I have to agree with the AV club review, and say that I think Roger's reprimanding of Ken had a hell of a lot more to do with pure resentment and envy than anything concrete. Roger is pissed because he legitimately wanted his book to be a success, and made a fairly big deal about writing his memoirs only for the thing to fail miserably and be revealed as the deluded vanity project that it always was. Finding out that Ken has been a fairly successful writer under a nom de plume the entire time pisses him off doubly, because not only does it mean that Ken's actually talented (unlike Roger) but also that his writing was totally unmotivated by ego (unlike Roger). That's how I took that scene, anyway.

sportsgenius86
Jun 17, 2008

yo dawg randytar is back dawg


I could see a situation where Pete is close to killing himself in the office and Roger unknowingly interrupts.

robot roll call
Mar 7, 2006

dance dance dance dance dance to the radio


sportsgenius86 posted:

I could see a situation where Pete is close to killing himself in the office and Roger unknowingly interrupts.

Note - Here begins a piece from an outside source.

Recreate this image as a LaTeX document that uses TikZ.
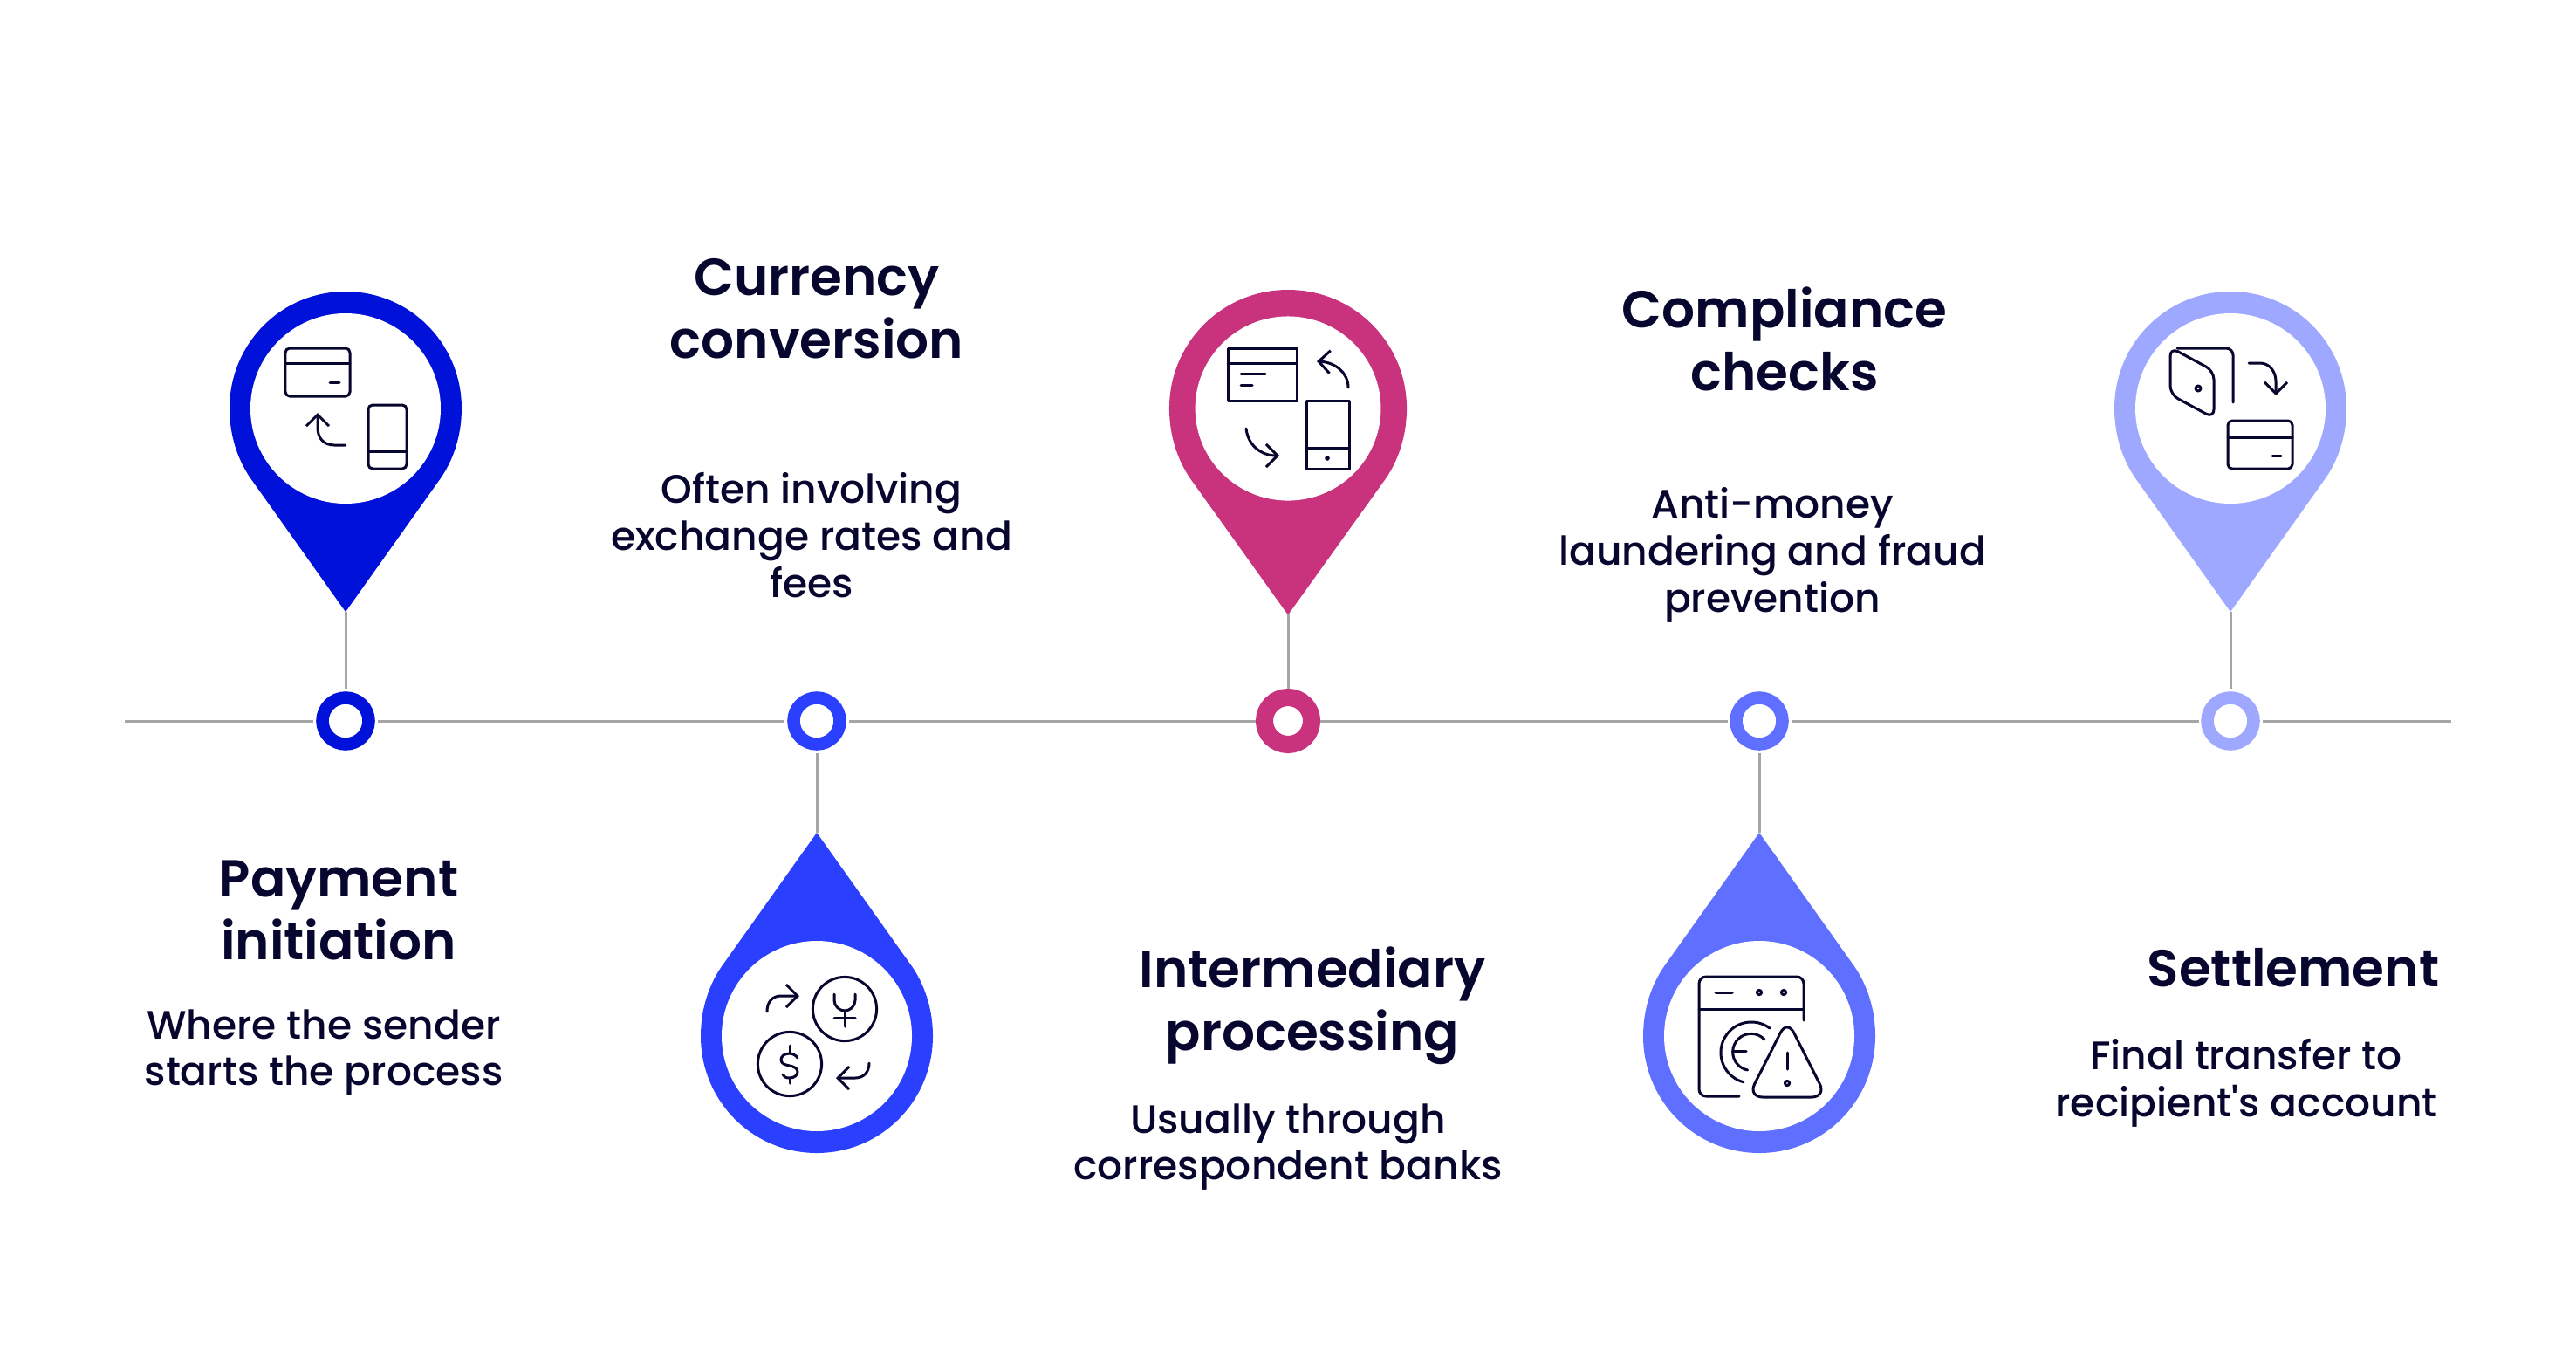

It's interesting to speculate since they've shown the rifle once this season and mentioned it again this episode. It's like the famous rule of writing that says if Chekhov returns a Chip n' Dip in act one, the gun he got for store credit drat well better go off in act three.

OctoberBlues
May 8, 2009


Whatever happens with Pete and/or the gun, I have a feeling it won't be anything anyone predicts ahead of time. (well, maybe one random person in a sea of predictions, but ya know...) Just seems like the show won't fall into any of the normal expectations.

Astroman
Apr 8, 2001
CARTMEL MASTERPLAN AND/OR LOOMS APOLOGIST


Himuro posted:

I love how direct they're taking the characters this season. Pete seemed to have a well adjusted family life (for the most part) before this season. This latest episode, he cries in an elevator and glares at a teenage girl getting finger banged by an young, hot jock he unsuccessfully coerced. Pete was utterly, devastatingly emasculated this episode. Which is funny, because I always thought that's the "ad" of life that Pete bought into.

Pete wants to be the big alpha male like Don Draper. He starts the show seducing Peggy not only for the thrill, but because he wants to literally be Don Draper - or at least, that's my interpretation. It makes the character communication between the two even more interesting tonight. Here Don is, Pete's ideal, and he won't bang a hooker. Five or so years ago when Pete joined Sterling Cooper, Don probably would have been all over that. And now, after Don successfully fixes Pete's pipes (haha), he makes him look like a buffoon by taking the moral high road and it stings like a bee. "That's rich coming from you."

This point is made even further by his prostitute scene where HE becomes the king for a while. Finally, Pete does something no one can fault him at.

And yet we see Pete fail, continuously, as he tries to achieve that Draper "ideal". One that probably never existed to begin with. We see Pete emasculated in every single area Don won over time and time again (remember the "fight" with the comedian in season 2? Don ended that quick.)

Indeed. Pete also tried and failed to be like Don when he raped the Au Pair. Don would have sealed that deal or walked away, and that ep, IIRC, had a parallel Don sex storyline showing just how inadequate Pete was.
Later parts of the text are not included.